## BEGIN DATA PROVIDED

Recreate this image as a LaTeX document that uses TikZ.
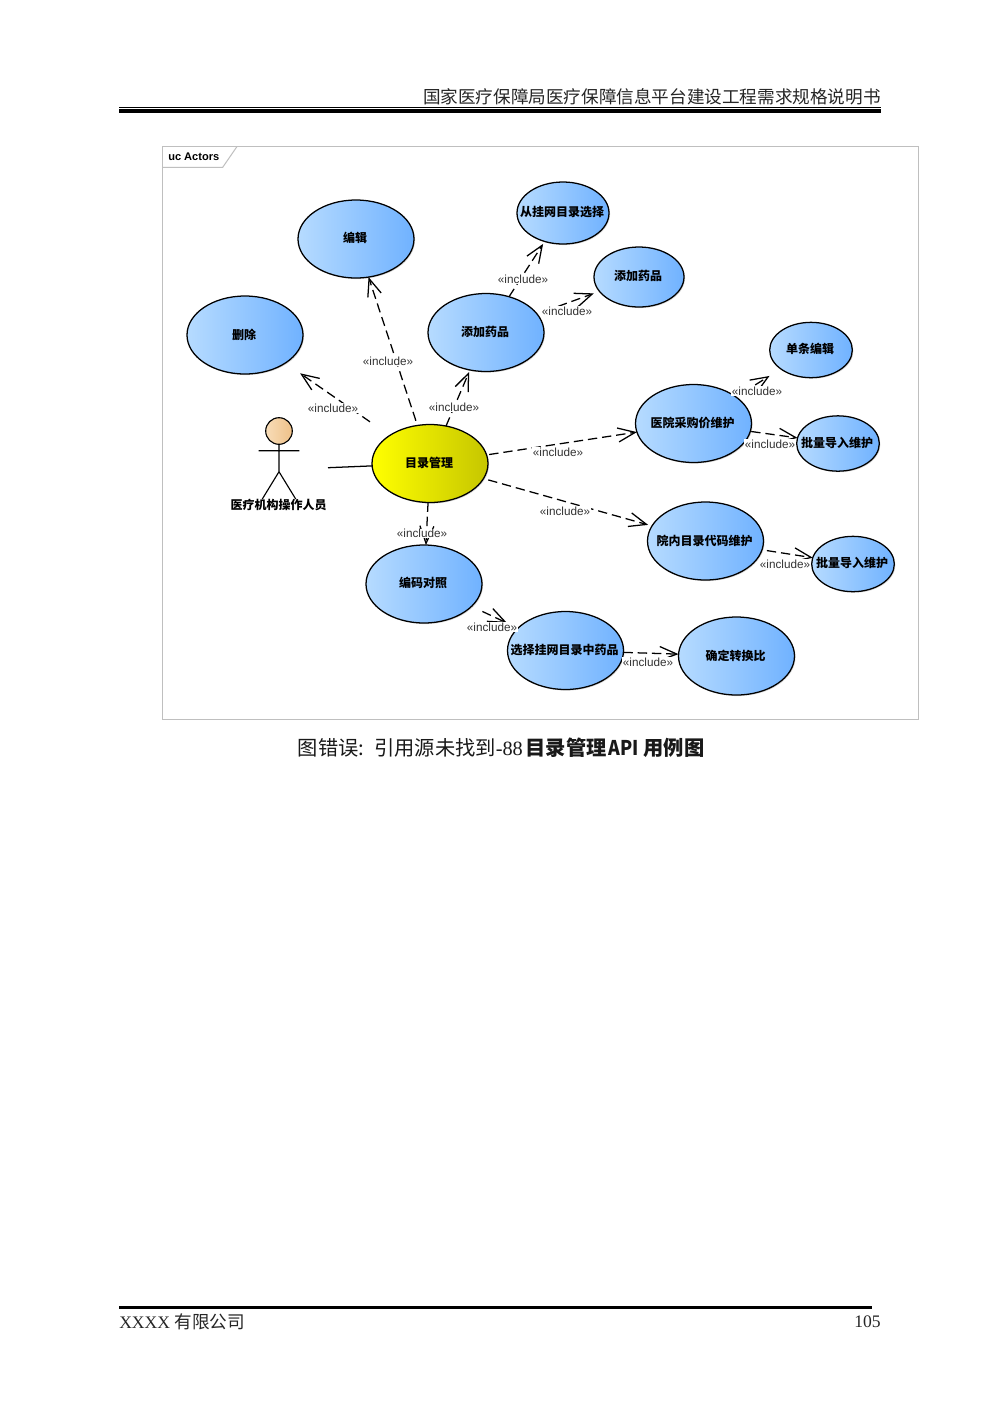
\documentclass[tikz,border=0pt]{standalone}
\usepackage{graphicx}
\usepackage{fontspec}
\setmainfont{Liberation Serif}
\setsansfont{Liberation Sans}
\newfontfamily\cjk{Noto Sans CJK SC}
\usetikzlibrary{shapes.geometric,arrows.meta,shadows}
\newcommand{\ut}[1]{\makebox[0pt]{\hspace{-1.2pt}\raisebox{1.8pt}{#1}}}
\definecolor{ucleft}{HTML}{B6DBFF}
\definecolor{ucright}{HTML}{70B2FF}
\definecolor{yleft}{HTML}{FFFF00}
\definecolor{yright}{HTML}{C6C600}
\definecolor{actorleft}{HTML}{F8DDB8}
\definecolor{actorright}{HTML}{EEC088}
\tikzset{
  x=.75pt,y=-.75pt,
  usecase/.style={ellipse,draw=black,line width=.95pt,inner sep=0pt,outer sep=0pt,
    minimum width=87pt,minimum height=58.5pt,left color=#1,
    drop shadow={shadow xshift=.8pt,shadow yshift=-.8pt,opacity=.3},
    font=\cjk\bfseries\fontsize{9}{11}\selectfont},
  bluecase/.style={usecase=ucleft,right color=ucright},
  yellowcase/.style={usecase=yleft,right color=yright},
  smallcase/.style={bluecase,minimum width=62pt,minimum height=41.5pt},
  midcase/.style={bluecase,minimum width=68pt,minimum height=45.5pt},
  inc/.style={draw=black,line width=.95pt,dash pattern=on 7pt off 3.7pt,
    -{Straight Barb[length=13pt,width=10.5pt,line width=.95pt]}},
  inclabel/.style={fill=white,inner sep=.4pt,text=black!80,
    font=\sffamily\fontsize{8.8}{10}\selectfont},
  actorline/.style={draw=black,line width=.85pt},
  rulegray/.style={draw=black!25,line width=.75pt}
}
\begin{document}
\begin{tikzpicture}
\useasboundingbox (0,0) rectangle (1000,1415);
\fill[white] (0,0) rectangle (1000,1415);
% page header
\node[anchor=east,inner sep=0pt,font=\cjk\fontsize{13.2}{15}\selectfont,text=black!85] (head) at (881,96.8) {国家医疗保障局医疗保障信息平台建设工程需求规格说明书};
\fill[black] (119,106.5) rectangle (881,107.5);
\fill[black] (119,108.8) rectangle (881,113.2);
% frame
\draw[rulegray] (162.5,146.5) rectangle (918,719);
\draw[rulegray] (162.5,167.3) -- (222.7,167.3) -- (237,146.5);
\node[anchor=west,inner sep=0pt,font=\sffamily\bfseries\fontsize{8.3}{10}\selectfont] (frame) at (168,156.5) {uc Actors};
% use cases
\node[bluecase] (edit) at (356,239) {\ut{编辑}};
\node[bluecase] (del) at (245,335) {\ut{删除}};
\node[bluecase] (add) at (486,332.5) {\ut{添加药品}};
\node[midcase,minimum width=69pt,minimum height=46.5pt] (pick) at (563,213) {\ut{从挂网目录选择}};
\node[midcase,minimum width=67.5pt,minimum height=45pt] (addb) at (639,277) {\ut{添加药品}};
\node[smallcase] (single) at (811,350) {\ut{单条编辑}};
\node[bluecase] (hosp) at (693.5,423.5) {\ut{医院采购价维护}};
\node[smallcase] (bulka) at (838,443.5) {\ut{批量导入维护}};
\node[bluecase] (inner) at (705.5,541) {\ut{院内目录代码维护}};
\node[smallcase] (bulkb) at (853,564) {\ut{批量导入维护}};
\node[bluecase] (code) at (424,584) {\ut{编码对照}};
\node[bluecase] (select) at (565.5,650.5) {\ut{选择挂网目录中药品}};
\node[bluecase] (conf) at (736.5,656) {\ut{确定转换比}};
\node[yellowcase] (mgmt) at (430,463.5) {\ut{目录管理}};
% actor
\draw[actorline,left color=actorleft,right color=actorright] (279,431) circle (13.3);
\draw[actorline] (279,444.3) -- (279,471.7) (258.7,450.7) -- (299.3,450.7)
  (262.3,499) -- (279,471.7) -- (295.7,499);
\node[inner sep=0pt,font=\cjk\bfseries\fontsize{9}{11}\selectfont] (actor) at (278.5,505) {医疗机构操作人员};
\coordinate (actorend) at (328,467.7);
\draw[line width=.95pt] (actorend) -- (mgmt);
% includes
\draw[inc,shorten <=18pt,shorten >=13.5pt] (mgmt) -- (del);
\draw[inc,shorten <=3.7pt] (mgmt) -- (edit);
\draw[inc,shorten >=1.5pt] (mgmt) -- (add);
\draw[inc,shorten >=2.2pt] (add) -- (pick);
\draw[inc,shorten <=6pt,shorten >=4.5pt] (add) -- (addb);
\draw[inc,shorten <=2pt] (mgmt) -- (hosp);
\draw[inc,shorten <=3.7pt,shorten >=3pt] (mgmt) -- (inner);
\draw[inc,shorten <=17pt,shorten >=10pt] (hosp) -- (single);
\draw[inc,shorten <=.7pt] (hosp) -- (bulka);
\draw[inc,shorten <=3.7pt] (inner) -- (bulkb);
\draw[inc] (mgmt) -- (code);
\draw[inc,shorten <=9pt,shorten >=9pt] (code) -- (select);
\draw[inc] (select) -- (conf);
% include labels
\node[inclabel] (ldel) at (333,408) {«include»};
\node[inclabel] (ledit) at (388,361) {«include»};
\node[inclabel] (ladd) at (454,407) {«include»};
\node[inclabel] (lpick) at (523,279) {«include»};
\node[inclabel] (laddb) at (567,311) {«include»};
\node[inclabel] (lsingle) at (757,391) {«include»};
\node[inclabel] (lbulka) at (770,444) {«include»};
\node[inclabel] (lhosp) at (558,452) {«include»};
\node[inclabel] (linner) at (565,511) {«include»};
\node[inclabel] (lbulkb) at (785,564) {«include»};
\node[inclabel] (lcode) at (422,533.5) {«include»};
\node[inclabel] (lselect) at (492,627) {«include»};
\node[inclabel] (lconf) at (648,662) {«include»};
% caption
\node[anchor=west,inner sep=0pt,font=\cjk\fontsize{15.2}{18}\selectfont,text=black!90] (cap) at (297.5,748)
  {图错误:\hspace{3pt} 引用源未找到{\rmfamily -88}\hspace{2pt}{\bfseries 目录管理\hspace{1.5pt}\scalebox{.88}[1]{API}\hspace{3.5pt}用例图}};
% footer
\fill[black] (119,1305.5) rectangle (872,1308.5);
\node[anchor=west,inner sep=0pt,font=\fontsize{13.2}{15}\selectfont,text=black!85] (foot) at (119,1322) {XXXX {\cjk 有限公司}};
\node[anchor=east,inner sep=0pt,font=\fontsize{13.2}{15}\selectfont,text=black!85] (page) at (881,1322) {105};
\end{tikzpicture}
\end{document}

## END DATA PROVIDED

● **WHAT TO PRODUCE**:
Transcribe all of the material exactly, leaving out whatever pictures it contains.

● **OUTPUT BELOW**:
Recreate this image as a LaTeX document that uses TikZ.
\documentclass[tikz,border=0pt]{standalone}
\usepackage{graphicx}
\usepackage{fontspec}
\setmainfont{Liberation Serif}
\setsansfont{Liberation Sans}
\newfontfamily\cjk{Noto Sans CJK SC}
\usetikzlibrary{shapes.geometric,arrows.meta,shadows}
\newcommand{\ut}[1]{\makebox[0pt]{\hspace{-1.2pt}\raisebox{1.8pt}{#1}}}
\definecolor{ucleft}{HTML}{B6DBFF}
\definecolor{ucright}{HTML}{70B2FF}
\definecolor{yleft}{HTML}{FFFF00}
\definecolor{yright}{HTML}{C6C600}
\definecolor{actorleft}{HTML}{F8DDB8}
\definecolor{actorright}{HTML}{EEC088}
\tikzset{
  x=.75pt,y=-.75pt,
  usecase/.style={ellipse,draw=black,line width=.95pt,inner sep=0pt,outer sep=0pt,
    minimum width=87pt,minimum height=58.5pt,left color=#1,
    drop shadow={shadow xshift=.8pt,shadow yshift=-.8pt,opacity=.3},
    font=\cjk\bfseries\fontsize{9}{11}\selectfont},
  bluecase/.style={usecase=ucleft,right color=ucright},
  yellowcase/.style={usecase=yleft,right color=yright},
  smallcase/.style={bluecase,minimum width=62pt,minimum height=41.5pt},
  midcase/.style={bluecase,minimum width=68pt,minimum height=45.5pt},
  inc/.style={draw=black,line width=.95pt,dash pattern=on 7pt off 3.7pt,
    -{Straight Barb[length=13pt,width=10.5pt,line width=.95pt]}},
  inclabel/.style={fill=white,inner sep=.4pt,text=black!80,
    font=\sffamily\fontsize{8.8}{10}\selectfont},
  actorline/.style={draw=black,line width=.85pt},
  rulegray/.style={draw=black!25,line width=.75pt}
}
\begin{document}
\begin{tikzpicture}
\useasboundingbox (0,0) rectangle (1000,1415);
\fill[white] (0,0) rectangle (1000,1415);
% page header
\node[anchor=east,inner sep=0pt,font=\cjk\fontsize{13.2}{15}\selectfont,text=black!85] (head) at (881,96.8) {国家医疗保障局医疗保障信息平台建设工程需求规格说明书};
\fill[black] (119,106.5) rectangle (881,107.5);
\fill[black] (119,108.8) rectangle (881,113.2);
% frame
\draw[rulegray] (162.5,146.5) rectangle (918,719);
\draw[rulegray] (162.5,167.3) -- (222.7,167.3) -- (237,146.5);
\node[anchor=west,inner sep=0pt,font=\sffamily\bfseries\fontsize{8.3}{10}\selectfont] (frame) at (168,156.5) {uc Actors};
% use cases
\node[bluecase] (edit) at (356,239) {\ut{编辑}};
\node[bluecase] (del) at (245,335) {\ut{删除}};
\node[bluecase] (add) at (486,332.5) {\ut{添加药品}};
\node[midcase,minimum width=69pt,minimum height=46.5pt] (pick) at (563,213) {\ut{从挂网目录选择}};
\node[midcase,minimum width=67.5pt,minimum height=45pt] (addb) at (639,277) {\ut{添加药品}};
\node[smallcase] (single) at (811,350) {\ut{单条编辑}};
\node[bluecase] (hosp) at (693.5,423.5) {\ut{医院采购价维护}};
\node[smallcase] (bulka) at (838,443.5) {\ut{批量导入维护}};
\node[bluecase] (inner) at (705.5,541) {\ut{院内目录代码维护}};
\node[smallcase] (bulkb) at (853,564) {\ut{批量导入维护}};
\node[bluecase] (code) at (424,584) {\ut{编码对照}};
\node[bluecase] (select) at (565.5,650.5) {\ut{选择挂网目录中药品}};
\node[bluecase] (conf) at (736.5,656) {\ut{确定转换比}};
\node[yellowcase] (mgmt) at (430,463.5) {\ut{目录管理}};
% actor
\draw[actorline,left color=actorleft,right color=actorright] (279,431) circle (13.3);
\draw[actorline] (279,444.3) -- (279,471.7) (258.7,450.7) -- (299.3,450.7)
  (262.3,499) -- (279,471.7) -- (295.7,499);
\node[inner sep=0pt,font=\cjk\bfseries\fontsize{9}{11}\selectfont] (actor) at (278.5,505) {医疗机构操作人员};
\coordinate (actorend) at (328,467.7);
\draw[line width=.95pt] (actorend) -- (mgmt);
% includes
\draw[inc,shorten <=18pt,shorten >=13.5pt] (mgmt) -- (del);
\draw[inc,shorten <=3.7pt] (mgmt) -- (edit);
\draw[inc,shorten >=1.5pt] (mgmt) -- (add);
\draw[inc,shorten >=2.2pt] (add) -- (pick);
\draw[inc,shorten <=6pt,shorten >=4.5pt] (add) -- (addb);
\draw[inc,shorten <=2pt] (mgmt) -- (hosp);
\draw[inc,shorten <=3.7pt,shorten >=3pt] (mgmt) -- (inner);
\draw[inc,shorten <=17pt,shorten >=10pt] (hosp) -- (single);
\draw[inc,shorten <=.7pt] (hosp) -- (bulka);
\draw[inc,shorten <=3.7pt] (inner) -- (bulkb);
\draw[inc] (mgmt) -- (code);
\draw[inc,shorten <=9pt,shorten >=9pt] (code) -- (select);
\draw[inc] (select) -- (conf);
% include labels
\node[inclabel] (ldel) at (333,408) {«include»};
\node[inclabel] (ledit) at (388,361) {«include»};
\node[inclabel] (ladd) at (454,407) {«include»};
\node[inclabel] (lpick) at (523,279) {«include»};
\node[inclabel] (laddb) at (567,311) {«include»};
\node[inclabel] (lsingle) at (757,391) {«include»};
\node[inclabel] (lbulka) at (770,444) {«include»};
\node[inclabel] (lhosp) at (558,452) {«include»};
\node[inclabel] (linner) at (565,511) {«include»};
\node[inclabel] (lbulkb) at (785,564) {«include»};
\node[inclabel] (lcode) at (422,533.5) {«include»};
\node[inclabel] (lselect) at (492,627) {«include»};
\node[inclabel] (lconf) at (648,662) {«include»};
% caption
\node[anchor=west,inner sep=0pt,font=\cjk\fontsize{15.2}{18}\selectfont,text=black!90] (cap) at (297.5,748)
  {图错误:\hspace{3pt} 引用源未找到{\rmfamily -88}\hspace{2pt}{\bfseries 目录管理\hspace{1.5pt}\scalebox{.88}[1]{API}\hspace{3.5pt}用例图}};
% footer
\fill[black] (119,1305.5) rectangle (872,1308.5);
\node[anchor=west,inner sep=0pt,font=\fontsize{13.2}{15}\selectfont,text=black!85] (foot) at (119,1322) {XXXX {\cjk 有限公司}};
\node[anchor=east,inner sep=0pt,font=\fontsize{13.2}{15}\selectfont,text=black!85] (page) at (881,1322) {105};
\end{tikzpicture}
\end{document}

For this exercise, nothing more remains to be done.